Sunday, January 07, 2007
|Ragna is off the needles and blocking! The pattern, from Viking Patterns for Knitting, is a basic drop-shoulder pullover with no particularly difficult shaping, but it's a cable extravaganza that I expect will flatten out a lot with blocking.|
|Here's the front, wrong side. Yikes, there are about a million ends to weave in. Cables always look like crap on the wrong side, don't they?|
|The back is much neater -looking once the ends are woven in. I'm ready to start pinning this one out. One nice thing about the Denise interchangeable needle set -- you can leave it on as a stitch-holder and block; since it's plastic, it won't rust.|
|I pinned the whole thing out on towels & laid it out on our bed to dry.

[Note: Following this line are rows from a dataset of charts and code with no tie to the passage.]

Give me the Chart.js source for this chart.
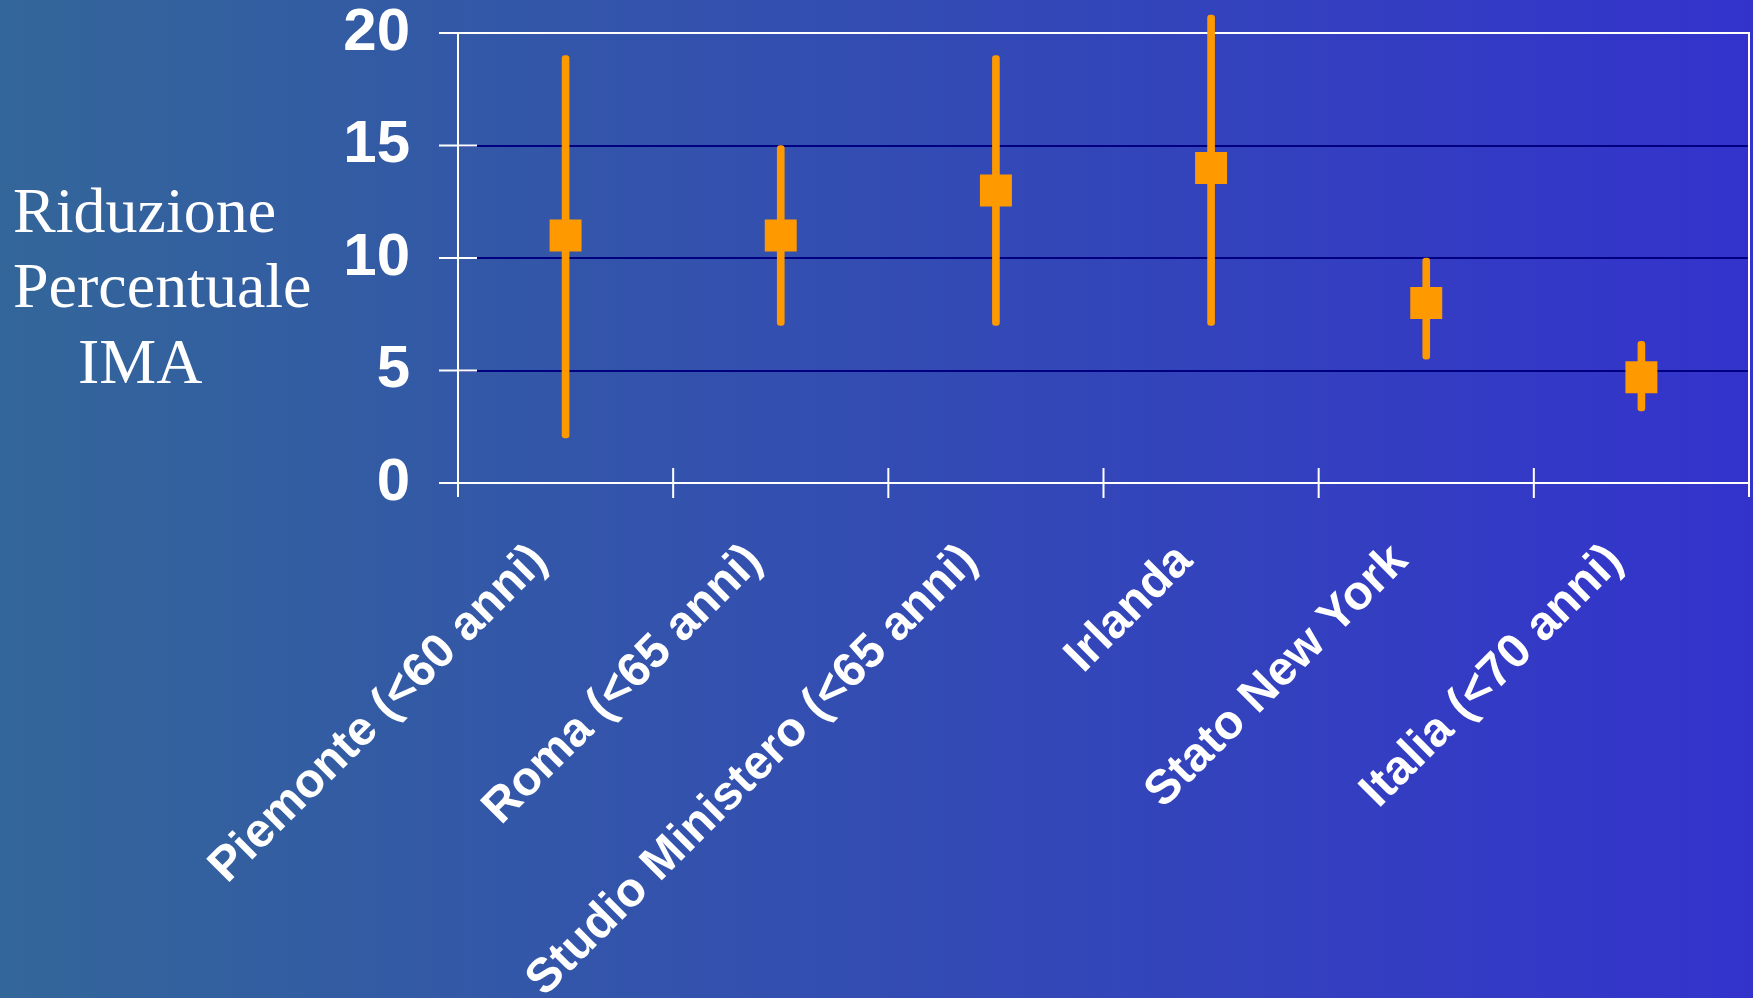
<!DOCTYPE html>
<html>
<head>
<meta charset="utf-8">
<script src="https://cdn.jsdelivr.net/npm/chart.js@4/dist/chart.umd.min.js"></script>
<style>
  html, body { margin: 0; padding: 0; background: #336699; }
  #wrap { width: 1753px; height: 998px; }
</style>
</head>
<body>
<div id="wrap"><canvas id="c" width="1753" height="998"></canvas></div>
<script>
const categories = ['Piemonte (<60 anni)', 'Roma (<65 anni)', 'Studio Ministero (<65 anni)', 'Irlanda', 'Stato New York', 'Italia (<70 anni)'];
const estimates = [11, 11, 13, 14, 8, 4.7];
const lowerBounds = [2, 7, 7, 7, 5.5, 3.2];
const upperBounds = [19, 15, 19, 20.8, 10, 6.3];
const yTicks = [0, 5, 10, 15, 20];
const yTitleLines = ['Riduzione', 'Percentuale', 'IMA'];

const ORANGE = '#FF9900';
const WHITE = '#FFFFFF';
const NAVY = '#000080';

const backgroundPlugin = {
  id: 'bg',
  beforeDraw(chart) {
    const ctx = chart.ctx;
    const g = ctx.createLinearGradient(0, 0, chart.width, 0);
    g.addColorStop(0, '#336699');
    g.addColorStop(1, '#3333CC');
    ctx.save();
    ctx.fillStyle = g;
    ctx.fillRect(0, 0, chart.width, chart.height);
    ctx.restore();
  }
};

const framePlugin = {
  id: 'frame',
  beforeDatasetsDraw(chart) {
    const ctx = chart.ctx;
    const a = chart.chartArea;
    const x = chart.scales.x, y = chart.scales.y;
    ctx.save();
    ctx.strokeStyle = WHITE;
    ctx.lineWidth = 2;
    ctx.beginPath();
    ctx.moveTo(a.left - 19, a.top); ctx.lineTo(a.right, a.top); ctx.lineTo(a.right, a.bottom + 14);
    ctx.moveTo(a.left, a.top); ctx.lineTo(a.left, a.bottom + 14);
    yTicks.forEach(v => {
      const py = y.getPixelForValue(v);
      ctx.moveTo(a.left - 19, py); ctx.lineTo(a.left + 19, py);
    });
    for (let i = 0; i < categories.length - 1; i++) {
      const px = (x.getPixelForValue(i) + x.getPixelForValue(i + 1)) / 2;
      ctx.moveTo(px, a.bottom - 15); ctx.lineTo(px, a.bottom + 15);
    }
    ctx.stroke();
    ctx.restore();
  }
};

const yTitlePlugin = {
  id: 'ytitle',
  afterDraw(chart) {
    const ctx = chart.ctx;
    ctx.save();
    ctx.fillStyle = WHITE;
    ctx.font = '64px "Liberation Serif", "Times New Roman", serif';
    ctx.textBaseline = 'alphabetic';
    ctx.textAlign = 'left';
    const lefts = [13, 13, 78];
    const bases = [232, 307, 383];
    yTitleLines.forEach((t, i) => ctx.fillText(t, lefts[i], bases[i]));
    ctx.restore();
  }
};

new Chart(document.getElementById('c'), {
  data: {
    labels: categories,
    datasets: [
      {
        type: 'line',
        data: estimates,
        showLine: false,
        pointStyle: 'rect',
        pointRadius: 22.6,
        pointHoverRadius: 22.6,
        pointBackgroundColor: ORANGE,
        pointBorderWidth: 0,
        borderColor: ORANGE,
        order: 0,
        clip: false
      },
      {
        type: 'bar',
        data: lowerBounds.map((l, i) => [l, upperBounds[i]]),
        backgroundColor: ORANGE,
        barThickness: 7,
        borderRadius: 3,
        borderSkipped: false,
        order: 1,
        clip: false
      }
    ]
  },
  options: {
    responsive: false,
    devicePixelRatio: 1,
    animation: false,
    layout: { autoPadding: false, padding: { top: 33, right: 4, bottom: 0, left: 0 } },
    plugins: { legend: { display: false }, tooltip: { enabled: false } },
    scales: {
      x: {
        type: 'category',
        offset: true,
        grid: { display: false, drawTicks: false },
        border: { display: true, color: WHITE, width: 2 },
        ticks: {
          color: WHITE,
          autoSkip: false,
          minRotation: 45,
          maxRotation: 45,
          padding: 50,
          labelOffset: -26,
          font: { family: '"Liberation Sans", Arial, sans-serif', size: 48, weight: 'bold', lineHeight: 1.2 }
        },
        afterFit(scale) { scale.height = 515; }
      },
      y: {
        min: 0,
        max: 20,
        afterBuildTicks(scale) { scale.ticks = yTicks.map(v => ({ value: v })); },
        grid: {
          drawTicks: false,
          lineWidth: 2,
          color: c => (c.tick && (c.tick.value === 20 || c.tick.value === 0)) ? WHITE : NAVY
        },
        border: { display: true, color: WHITE, width: 2 },
        ticks: {
          color: WHITE,
          padding: 48,
          font: { family: '"Liberation Sans", Arial, sans-serif', size: 60, weight: 'bold', lineHeight: 1.0 }
        },
        afterFit(scale) { scale.width = 458; scale.paddingTop = 0; scale.paddingBottom = 0; }
      }
    }
  },
  plugins: [backgroundPlugin, framePlugin, yTitlePlugin]
});
</script>
</body>
</html>
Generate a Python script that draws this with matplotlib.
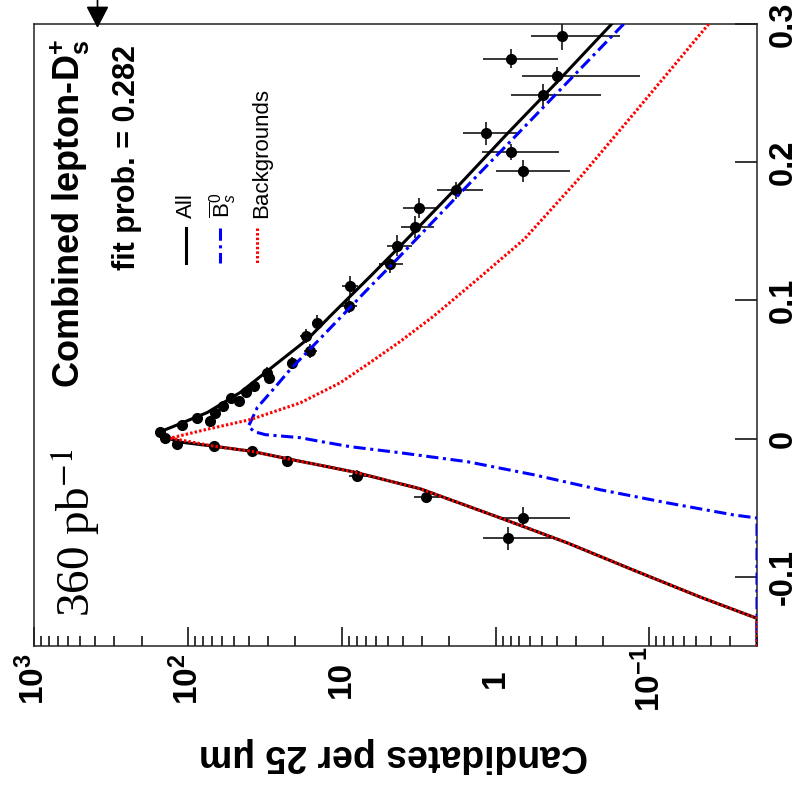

Uff da, wet wool smells musty. Once the blocked pieces are dry, I will seam the shoulders & sides, and knit the funnel-neck collar... it has cables, of course.|
|And now I present... the obligatory photo of the pile of ends.|
Having cleared the needles at last, I have cast on the sweater for which Mike has been asking for, oh, at least three years. (The yarn was bought & stashed a couple months ago.) It's a V-neck sweater vest with a wide ribbed pattern cribbed from the Sixth Sense sock pattern, knit in the same wool as Ragna, actually... Elann's ever-versatile, ever-affordable Highland Wool. I've knit at least half a dozen projects in it. One of these days I'll gather up all the leftover half-balls of Highland that I've got lying around and knit a crazy-stripe felted tote bag or something. Wouldn't that look cool?